***** STORED ROWS *****
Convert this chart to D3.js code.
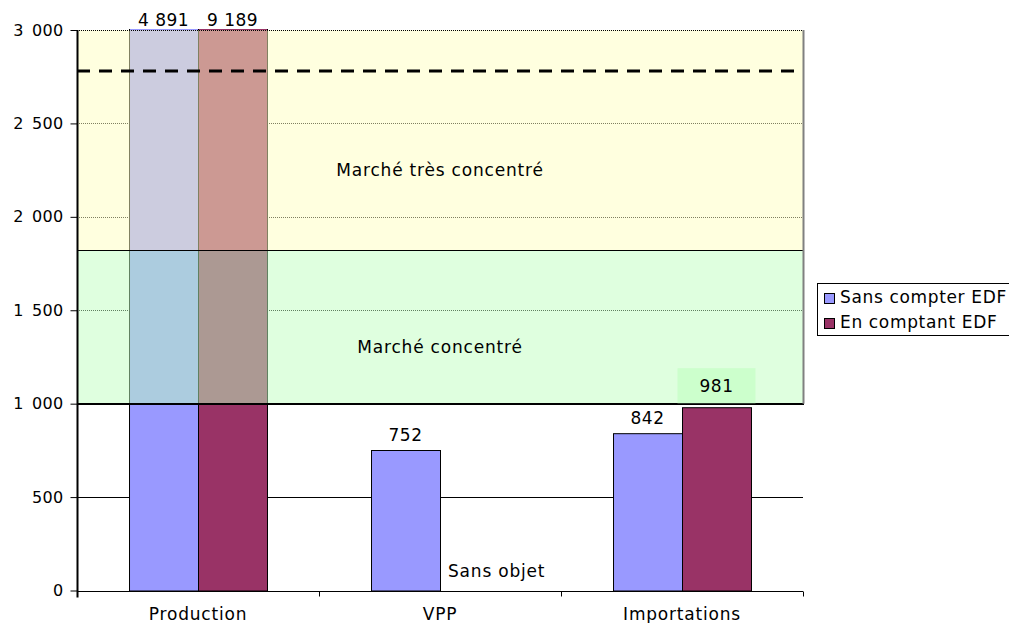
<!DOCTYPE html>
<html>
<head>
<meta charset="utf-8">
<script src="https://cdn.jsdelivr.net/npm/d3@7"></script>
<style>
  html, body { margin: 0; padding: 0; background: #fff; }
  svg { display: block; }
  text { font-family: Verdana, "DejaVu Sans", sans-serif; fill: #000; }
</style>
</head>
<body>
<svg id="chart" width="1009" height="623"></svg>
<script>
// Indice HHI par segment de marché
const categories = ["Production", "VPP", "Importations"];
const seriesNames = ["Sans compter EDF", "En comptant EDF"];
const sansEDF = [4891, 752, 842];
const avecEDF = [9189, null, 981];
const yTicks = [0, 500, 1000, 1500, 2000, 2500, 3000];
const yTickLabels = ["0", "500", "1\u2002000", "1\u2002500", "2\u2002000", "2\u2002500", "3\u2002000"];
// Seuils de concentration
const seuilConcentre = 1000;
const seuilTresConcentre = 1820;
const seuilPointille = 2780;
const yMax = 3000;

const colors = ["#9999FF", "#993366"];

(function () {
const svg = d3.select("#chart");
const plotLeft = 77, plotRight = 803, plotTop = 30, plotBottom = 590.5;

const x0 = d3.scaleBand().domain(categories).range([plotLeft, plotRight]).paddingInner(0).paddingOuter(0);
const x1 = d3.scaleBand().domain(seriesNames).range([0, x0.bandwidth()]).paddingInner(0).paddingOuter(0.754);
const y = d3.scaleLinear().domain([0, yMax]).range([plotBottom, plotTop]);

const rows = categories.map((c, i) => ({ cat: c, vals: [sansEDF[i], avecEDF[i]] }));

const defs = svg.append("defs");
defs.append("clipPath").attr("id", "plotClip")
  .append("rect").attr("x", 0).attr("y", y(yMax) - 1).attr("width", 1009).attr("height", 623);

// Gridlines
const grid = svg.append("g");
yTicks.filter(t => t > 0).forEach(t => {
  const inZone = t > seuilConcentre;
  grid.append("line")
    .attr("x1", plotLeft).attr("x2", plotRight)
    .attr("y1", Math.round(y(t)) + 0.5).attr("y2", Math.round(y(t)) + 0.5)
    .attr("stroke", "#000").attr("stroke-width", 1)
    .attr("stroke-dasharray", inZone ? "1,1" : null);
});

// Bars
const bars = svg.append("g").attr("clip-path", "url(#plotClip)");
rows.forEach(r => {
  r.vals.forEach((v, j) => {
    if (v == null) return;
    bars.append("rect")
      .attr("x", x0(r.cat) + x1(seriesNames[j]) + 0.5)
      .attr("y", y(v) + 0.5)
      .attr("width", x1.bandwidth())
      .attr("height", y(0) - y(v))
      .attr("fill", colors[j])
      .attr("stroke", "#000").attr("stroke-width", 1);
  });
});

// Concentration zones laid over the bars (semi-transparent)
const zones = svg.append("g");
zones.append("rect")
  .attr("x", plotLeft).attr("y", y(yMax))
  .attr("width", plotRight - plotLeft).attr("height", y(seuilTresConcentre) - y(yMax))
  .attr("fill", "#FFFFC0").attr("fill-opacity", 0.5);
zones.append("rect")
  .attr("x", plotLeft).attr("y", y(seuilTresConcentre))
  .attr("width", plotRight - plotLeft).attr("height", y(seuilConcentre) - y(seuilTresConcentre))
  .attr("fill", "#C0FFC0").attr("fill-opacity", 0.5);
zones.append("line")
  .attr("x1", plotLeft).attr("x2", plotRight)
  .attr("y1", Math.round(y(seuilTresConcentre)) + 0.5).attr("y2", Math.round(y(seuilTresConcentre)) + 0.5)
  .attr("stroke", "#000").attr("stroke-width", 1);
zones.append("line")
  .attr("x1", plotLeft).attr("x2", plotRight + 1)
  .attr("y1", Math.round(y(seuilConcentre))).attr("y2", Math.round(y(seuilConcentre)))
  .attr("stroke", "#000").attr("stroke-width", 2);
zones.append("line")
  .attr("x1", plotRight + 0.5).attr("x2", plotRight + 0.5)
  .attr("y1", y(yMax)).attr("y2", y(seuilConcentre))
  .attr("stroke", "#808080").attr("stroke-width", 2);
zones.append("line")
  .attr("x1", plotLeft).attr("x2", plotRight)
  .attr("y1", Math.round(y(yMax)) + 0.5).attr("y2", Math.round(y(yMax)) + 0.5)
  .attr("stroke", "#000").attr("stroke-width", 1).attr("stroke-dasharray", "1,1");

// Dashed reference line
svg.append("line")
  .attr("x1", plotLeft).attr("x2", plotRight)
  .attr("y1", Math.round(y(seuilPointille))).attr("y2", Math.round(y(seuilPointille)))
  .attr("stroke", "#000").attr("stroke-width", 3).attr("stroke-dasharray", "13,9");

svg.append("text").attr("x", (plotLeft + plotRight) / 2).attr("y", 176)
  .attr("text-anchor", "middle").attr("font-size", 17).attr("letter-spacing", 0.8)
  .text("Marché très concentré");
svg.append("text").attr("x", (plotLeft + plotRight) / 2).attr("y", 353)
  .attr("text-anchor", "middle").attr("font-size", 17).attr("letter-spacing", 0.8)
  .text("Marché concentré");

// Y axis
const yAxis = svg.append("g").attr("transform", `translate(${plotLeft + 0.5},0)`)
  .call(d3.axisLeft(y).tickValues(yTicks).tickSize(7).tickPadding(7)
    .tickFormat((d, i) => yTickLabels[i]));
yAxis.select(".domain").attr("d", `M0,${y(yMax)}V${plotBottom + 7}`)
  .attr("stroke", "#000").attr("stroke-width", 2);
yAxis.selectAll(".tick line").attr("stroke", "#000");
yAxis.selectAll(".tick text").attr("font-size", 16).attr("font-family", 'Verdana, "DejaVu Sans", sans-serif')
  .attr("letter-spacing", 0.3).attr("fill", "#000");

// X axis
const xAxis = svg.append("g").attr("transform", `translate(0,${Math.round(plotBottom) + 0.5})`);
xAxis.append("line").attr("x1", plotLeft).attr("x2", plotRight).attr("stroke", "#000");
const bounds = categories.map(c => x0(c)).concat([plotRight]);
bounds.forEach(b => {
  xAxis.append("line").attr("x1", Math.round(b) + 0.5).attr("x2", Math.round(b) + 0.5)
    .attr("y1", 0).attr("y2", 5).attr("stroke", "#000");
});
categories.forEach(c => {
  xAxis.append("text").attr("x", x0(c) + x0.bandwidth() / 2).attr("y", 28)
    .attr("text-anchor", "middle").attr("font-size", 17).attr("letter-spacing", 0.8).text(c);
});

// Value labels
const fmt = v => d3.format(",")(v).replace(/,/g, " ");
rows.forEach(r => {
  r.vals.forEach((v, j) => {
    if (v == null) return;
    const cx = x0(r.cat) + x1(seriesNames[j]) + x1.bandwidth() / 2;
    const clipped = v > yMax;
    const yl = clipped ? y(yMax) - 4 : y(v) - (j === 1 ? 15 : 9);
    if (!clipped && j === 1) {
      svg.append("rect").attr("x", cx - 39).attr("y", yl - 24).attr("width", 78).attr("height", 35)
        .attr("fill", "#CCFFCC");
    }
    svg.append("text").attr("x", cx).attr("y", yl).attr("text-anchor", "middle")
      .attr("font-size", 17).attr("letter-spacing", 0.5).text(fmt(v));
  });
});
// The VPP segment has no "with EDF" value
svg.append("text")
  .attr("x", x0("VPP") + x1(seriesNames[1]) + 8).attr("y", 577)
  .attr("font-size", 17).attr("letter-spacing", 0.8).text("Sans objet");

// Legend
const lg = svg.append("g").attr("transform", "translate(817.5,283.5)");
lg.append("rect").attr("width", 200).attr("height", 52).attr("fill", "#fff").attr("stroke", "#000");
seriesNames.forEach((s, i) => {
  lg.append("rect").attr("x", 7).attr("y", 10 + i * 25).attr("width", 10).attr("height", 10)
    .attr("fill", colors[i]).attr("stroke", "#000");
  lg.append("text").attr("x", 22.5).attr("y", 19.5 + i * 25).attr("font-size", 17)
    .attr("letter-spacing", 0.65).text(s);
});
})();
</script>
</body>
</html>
*****
***** STORED ROWS *****
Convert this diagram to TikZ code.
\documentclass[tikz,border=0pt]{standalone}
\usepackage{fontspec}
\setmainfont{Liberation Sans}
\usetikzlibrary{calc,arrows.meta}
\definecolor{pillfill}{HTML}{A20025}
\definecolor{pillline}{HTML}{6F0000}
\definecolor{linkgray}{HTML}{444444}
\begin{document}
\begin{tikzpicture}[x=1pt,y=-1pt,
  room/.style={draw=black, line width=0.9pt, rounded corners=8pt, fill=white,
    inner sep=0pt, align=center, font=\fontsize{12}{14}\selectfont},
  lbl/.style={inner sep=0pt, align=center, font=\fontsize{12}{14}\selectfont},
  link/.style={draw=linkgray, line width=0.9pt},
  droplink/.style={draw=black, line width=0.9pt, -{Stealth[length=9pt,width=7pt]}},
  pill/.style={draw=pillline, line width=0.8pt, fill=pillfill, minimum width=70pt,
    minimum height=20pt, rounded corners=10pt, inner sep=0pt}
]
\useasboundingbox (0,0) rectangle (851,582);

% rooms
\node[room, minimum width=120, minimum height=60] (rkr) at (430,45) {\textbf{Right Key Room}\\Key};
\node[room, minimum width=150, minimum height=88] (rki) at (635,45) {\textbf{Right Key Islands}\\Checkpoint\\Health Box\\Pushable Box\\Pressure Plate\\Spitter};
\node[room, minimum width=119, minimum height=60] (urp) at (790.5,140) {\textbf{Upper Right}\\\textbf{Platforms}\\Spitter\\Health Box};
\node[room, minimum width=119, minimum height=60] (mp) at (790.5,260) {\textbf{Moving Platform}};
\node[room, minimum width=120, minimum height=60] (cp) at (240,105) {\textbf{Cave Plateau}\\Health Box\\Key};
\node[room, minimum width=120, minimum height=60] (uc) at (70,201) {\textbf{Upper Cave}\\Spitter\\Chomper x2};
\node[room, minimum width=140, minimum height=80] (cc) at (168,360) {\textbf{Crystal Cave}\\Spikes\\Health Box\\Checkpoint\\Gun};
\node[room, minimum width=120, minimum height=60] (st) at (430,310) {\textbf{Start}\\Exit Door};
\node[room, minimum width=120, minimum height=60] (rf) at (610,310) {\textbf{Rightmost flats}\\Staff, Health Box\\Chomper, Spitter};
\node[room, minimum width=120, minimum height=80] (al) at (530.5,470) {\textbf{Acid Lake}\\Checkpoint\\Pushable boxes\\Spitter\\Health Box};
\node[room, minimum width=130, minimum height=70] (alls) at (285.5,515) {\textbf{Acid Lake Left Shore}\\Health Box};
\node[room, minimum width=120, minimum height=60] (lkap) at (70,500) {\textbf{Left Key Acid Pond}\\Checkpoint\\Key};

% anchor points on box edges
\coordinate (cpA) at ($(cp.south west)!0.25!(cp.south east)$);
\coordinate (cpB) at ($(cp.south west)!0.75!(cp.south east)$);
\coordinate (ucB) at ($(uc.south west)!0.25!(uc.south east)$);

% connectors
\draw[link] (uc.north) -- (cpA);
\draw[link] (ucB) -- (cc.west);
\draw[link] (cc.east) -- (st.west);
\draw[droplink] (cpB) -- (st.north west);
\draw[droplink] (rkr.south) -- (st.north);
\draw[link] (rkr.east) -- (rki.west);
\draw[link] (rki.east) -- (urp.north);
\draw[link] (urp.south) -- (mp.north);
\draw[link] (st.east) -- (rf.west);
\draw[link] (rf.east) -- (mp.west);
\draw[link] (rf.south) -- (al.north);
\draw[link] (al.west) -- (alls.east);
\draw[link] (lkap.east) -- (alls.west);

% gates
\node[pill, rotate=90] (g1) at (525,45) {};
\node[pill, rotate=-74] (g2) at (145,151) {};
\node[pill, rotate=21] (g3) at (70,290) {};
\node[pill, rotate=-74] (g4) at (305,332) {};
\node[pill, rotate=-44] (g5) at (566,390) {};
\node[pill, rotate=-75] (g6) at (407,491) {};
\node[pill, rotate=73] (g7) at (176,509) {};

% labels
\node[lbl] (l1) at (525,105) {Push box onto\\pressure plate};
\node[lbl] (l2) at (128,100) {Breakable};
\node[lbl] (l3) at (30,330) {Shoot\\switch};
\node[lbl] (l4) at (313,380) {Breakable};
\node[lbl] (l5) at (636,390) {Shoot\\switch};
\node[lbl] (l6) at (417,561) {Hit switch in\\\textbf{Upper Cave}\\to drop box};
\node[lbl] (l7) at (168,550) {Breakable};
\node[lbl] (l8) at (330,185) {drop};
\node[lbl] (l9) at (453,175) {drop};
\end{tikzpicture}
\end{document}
*****
### TASK DESCRIPTION:
From the material above, reproduce only what runs from the line holding "Convert this chart to D3.js code." down to the line holding "d3.scaleLinear().domain([0, yMax]).range([plotBottom, plotTop]);", both included, pictures excluded.

### REPLY TO THE EXERCISE:
Convert this chart to D3.js code.
<!DOCTYPE html>
<html>
<head>
<meta charset="utf-8">
<script src="https://cdn.jsdelivr.net/npm/d3@7"></script>
<style>
  html, body { margin: 0; padding: 0; background: #fff; }
  svg { display: block; }
  text { font-family: Verdana, "DejaVu Sans", sans-serif; fill: #000; }
</style>
</head>
<body>
<svg id="chart" width="1009" height="623"></svg>
<script>
// Indice HHI par segment de marché
const categories = ["Production", "VPP", "Importations"];
const seriesNames = ["Sans compter EDF", "En comptant EDF"];
const sansEDF = [4891, 752, 842];
const avecEDF = [9189, null, 981];
const yTicks = [0, 500, 1000, 1500, 2000, 2500, 3000];
const yTickLabels = ["0", "500", "1\u2002000", "1\u2002500", "2\u2002000", "2\u2002500", "3\u2002000"];
// Seuils de concentration
const seuilConcentre = 1000;
const seuilTresConcentre = 1820;
const seuilPointille = 2780;
const yMax = 3000;

const colors = ["#9999FF", "#993366"];

(function () {
const svg = d3.select("#chart");
const plotLeft = 77, plotRight = 803, plotTop = 30, plotBottom = 590.5;

const x0 = d3.scaleBand().domain(categories).range([plotLeft, plotRight]).paddingInner(0).paddingOuter(0);
const x1 = d3.scaleBand().domain(seriesNames).range([0, x0.bandwidth()]).paddingInner(0).paddingOuter(0.754);
const y = d3.scaleLinear().domain([0, yMax]).range([plotBottom, plotTop]);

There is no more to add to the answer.